──────── DATASET EXCERPT ────────
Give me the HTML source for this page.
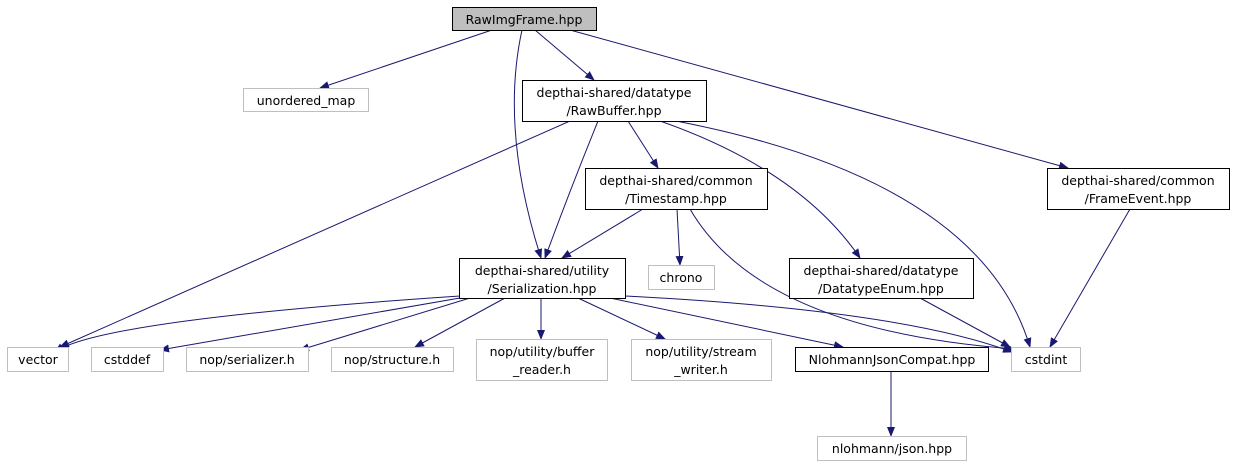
<!DOCTYPE html>
<html><head><meta charset="utf-8"><style>
html,body{margin:0;padding:0;background:#fff;}
svg text{font-family:"DejaVu Sans","Liberation Sans",sans-serif;font-size:12.5px;fill:#000;}
</style></head><body>
<svg width="1234" height="469" viewBox="0 0 1234 469" xmlns="http://www.w3.org/2000/svg">
<defs><marker id="a" markerWidth="10" markerHeight="8" refX="9" refY="4" orient="auto" markerUnits="userSpaceOnUse"><path d="M0,0 L10,4 L0,8 z" fill="#191970"/></marker></defs>
<g fill="none" stroke="#191970" stroke-width="1" marker-end="url(#a)">
<path d="M492,30 L320,88"/>
<path d="M535,30 L594,80"/>
<path d="M522,30 Q500,130 541,258"/>
<path d="M570,30 L1068,168"/>
<path d="M570,121 L60,347"/>
<path d="M598,121 Q570,190 545,258"/>
<path d="M628,121 L658,168"/>
<path d="M660,121 Q800,170 860,258"/>
<path d="M676,121 Q980,180 1030,347"/>
<path d="M643,209 L562,258"/>
<path d="M677,209 L680,265"/>
<path d="M690,209 Q760,330 1015,349"/>
<path d="M1130,209 L1050,347"/>
<path d="M920,298 L1010,347"/>
<path d="M460,296 Q100,320 55,352"/>
<path d="M460,298 L160,350"/>
<path d="M470,298 L300,350"/>
<path d="M505,298 L415,347"/>
<path d="M541,298 L541,339"/>
<path d="M578,298 L665,339"/>
<path d="M610,298 L843,347"/>
<path d="M625,296 Q900,310 1012,352"/>
<path d="M891,371 L891,436"/>
</g>
<g stroke-width="1">
<rect x="452.5" y="7.5" width="144" height="23" fill="#bfbfbf" stroke="#000"/>
<rect x="243.5" y="88.5" width="125" height="23" fill="#fff" stroke="#bfbfbf"/>
<rect x="522.5" y="80.5" width="184" height="41" fill="#fff" stroke="#000"/>
<rect x="585.5" y="168.5" width="182" height="41" fill="#fff" stroke="#000"/>
<rect x="1047.5" y="168.5" width="182" height="41" fill="#fff" stroke="#000"/>
<rect x="459.5" y="258.5" width="166" height="40" fill="#fff" stroke="#000"/>
<rect x="648.5" y="265.5" width="66" height="24" fill="#fff" stroke="#bfbfbf"/>
<rect x="789.5" y="258.5" width="184" height="40" fill="#fff" stroke="#000"/>
<rect x="7.5" y="347.5" width="61" height="24" fill="#fff" stroke="#bfbfbf"/>
<rect x="91.5" y="347.5" width="72" height="24" fill="#fff" stroke="#bfbfbf"/>
<rect x="186.5" y="347.5" width="122" height="24" fill="#fff" stroke="#bfbfbf"/>
<rect x="331.5" y="347.5" width="122" height="24" fill="#fff" stroke="#bfbfbf"/>
<rect x="476.5" y="339.5" width="131" height="41" fill="#fff" stroke="#bfbfbf"/>
<rect x="631.5" y="339.5" width="140" height="41" fill="#fff" stroke="#bfbfbf"/>
<rect x="795.5" y="347.5" width="193" height="24" fill="#fff" stroke="#000"/>
<rect x="1011.5" y="347.5" width="69" height="24" fill="#fff" stroke="#bfbfbf"/>
<rect x="817.5" y="436.5" width="149" height="24" fill="#fff" stroke="#bfbfbf"/>
</g>
<g text-anchor="middle">
<text x="524" y="24">RawImgFrame.hpp</text>
<text x="306" y="105">unordered_map</text>
<text x="614" y="97">depthai-shared/datatype</text>
<text x="614" y="115">/RawBuffer.hpp</text>
<text x="676" y="185">depthai-shared/common</text>
<text x="676" y="203">/Timestamp.hpp</text>
<text x="1138" y="185">depthai-shared/common</text>
<text x="1138" y="203">/FrameEvent.hpp</text>
<text x="542" y="275">depthai-shared/utility</text>
<text x="542" y="293">/Serialization.hpp</text>
<text x="681" y="282">chrono</text>
<text x="881" y="275">depthai-shared/datatype</text>
<text x="881" y="293">/DatatypeEnum.hpp</text>
<text x="38" y="364">vector</text>
<text x="127" y="364">cstddef</text>
<text x="247" y="364">nop/serializer.h</text>
<text x="392" y="364">nop/structure.h</text>
<text x="542" y="356">nop/utility/buffer</text>
<text x="542" y="374">_reader.h</text>
<text x="701" y="356">nop/utility/stream</text>
<text x="701" y="374">_writer.h</text>
<text x="892" y="364">NlohmannJsonCompat.hpp</text>
<text x="1046" y="364">cstdint</text>
<text x="892" y="453">nlohmann/json.hpp</text>
</g>
</svg>
</body></html>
────────
▶ REQUIREMENTS:
Restate the data above word for word. Do not include the images.

▶ WRITTEN REPLY:
Give me the HTML source for this page.
<!DOCTYPE html>
<html><head><meta charset="utf-8"><style>
html,body{margin:0;padding:0;background:#fff;}
svg text{font-family:"DejaVu Sans","Liberation Sans",sans-serif;font-size:12.5px;fill:#000;}
</style></head><body>
<svg width="1234" height="469" viewBox="0 0 1234 469" xmlns="http://www.w3.org/2000/svg">
<defs><marker id="a" markerWidth="10" markerHeight="8" refX="9" refY="4" orient="auto" markerUnits="userSpaceOnUse"><path d="M0,0 L10,4 L0,8 z" fill="#191970"/></marker></defs>
<g fill="none" stroke="#191970" stroke-width="1" marker-end="url(#a)">
<path d="M492,30 L320,88"/>
<path d="M535,30 L594,80"/>
<path d="M522,30 Q500,130 541,258"/>
<path d="M570,30 L1068,168"/>
<path d="M570,121 L60,347"/>
<path d="M598,121 Q570,190 545,258"/>
<path d="M628,121 L658,168"/>
<path d="M660,121 Q800,170 860,258"/>
<path d="M676,121 Q980,180 1030,347"/>
<path d="M643,209 L562,258"/>
<path d="M677,209 L680,265"/>
<path d="M690,209 Q760,330 1015,349"/>
<path d="M1130,209 L1050,347"/>
<path d="M920,298 L1010,347"/>
<path d="M460,296 Q100,320 55,352"/>
<path d="M460,298 L160,350"/>
<path d="M470,298 L300,350"/>
<path d="M505,298 L415,347"/>
<path d="M541,298 L541,339"/>
<path d="M578,298 L665,339"/>
<path d="M610,298 L843,347"/>
<path d="M625,296 Q900,310 1012,352"/>
<path d="M891,371 L891,436"/>
</g>
<g stroke-width="1">
<rect x="452.5" y="7.5" width="144" height="23" fill="#bfbfbf" stroke="#000"/>
<rect x="243.5" y="88.5" width="125" height="23" fill="#fff" stroke="#bfbfbf"/>
<rect x="522.5" y="80.5" width="184" height="41" fill="#fff" stroke="#000"/>
<rect x="585.5" y="168.5" width="182" height="41" fill="#fff" stroke="#000"/>
<rect x="1047.5" y="168.5" width="182" height="41" fill="#fff" stroke="#000"/>
<rect x="459.5" y="258.5" width="166" height="40" fill="#fff" stroke="#000"/>
<rect x="648.5" y="265.5" width="66" height="24" fill="#fff" stroke="#bfbfbf"/>
<rect x="789.5" y="258.5" width="184" height="40" fill="#fff" stroke="#000"/>
<rect x="7.5" y="347.5" width="61" height="24" fill="#fff" stroke="#bfbfbf"/>
<rect x="91.5" y="347.5" width="72" height="24" fill="#fff" stroke="#bfbfbf"/>
<rect x="186.5" y="347.5" width="122" height="24" fill="#fff" stroke="#bfbfbf"/>
<rect x="331.5" y="347.5" width="122" height="24" fill="#fff" stroke="#bfbfbf"/>
<rect x="476.5" y="339.5" width="131" height="41" fill="#fff" stroke="#bfbfbf"/>
<rect x="631.5" y="339.5" width="140" height="41" fill="#fff" stroke="#bfbfbf"/>
<rect x="795.5" y="347.5" width="193" height="24" fill="#fff" stroke="#000"/>
<rect x="1011.5" y="347.5" width="69" height="24" fill="#fff" stroke="#bfbfbf"/>
<rect x="817.5" y="436.5" width="149" height="24" fill="#fff" stroke="#bfbfbf"/>
</g>
<g text-anchor="middle">
<text x="524" y="24">RawImgFrame.hpp</text>
<text x="306" y="105">unordered_map</text>
<text x="614" y="97">depthai-shared/datatype</text>
<text x="614" y="115">/RawBuffer.hpp</text>
<text x="676" y="185">depthai-shared/common</text>
<text x="676" y="203">/Timestamp.hpp</text>
<text x="1138" y="185">depthai-shared/common</text>
<text x="1138" y="203">/FrameEvent.hpp</text>
<text x="542" y="275">depthai-shared/utility</text>
<text x="542" y="293">/Serialization.hpp</text>
<text x="681" y="282">chrono</text>
<text x="881" y="275">depthai-shared/datatype</text>
<text x="881" y="293">/DatatypeEnum.hpp</text>
<text x="38" y="364">vector</text>
<text x="127" y="364">cstddef</text>
<text x="247" y="364">nop/serializer.h</text>
<text x="392" y="364">nop/structure.h</text>
<text x="542" y="356">nop/utility/buffer</text>
<text x="542" y="374">_reader.h</text>
<text x="701" y="356">nop/utility/stream</text>
<text x="701" y="374">_writer.h</text>
<text x="892" y="364">NlohmannJsonCompat.hpp</text>
<text x="1046" y="364">cstdint</text>
<text x="892" y="453">nlohmann/json.hpp</text>
</g>
</svg>
</body></html>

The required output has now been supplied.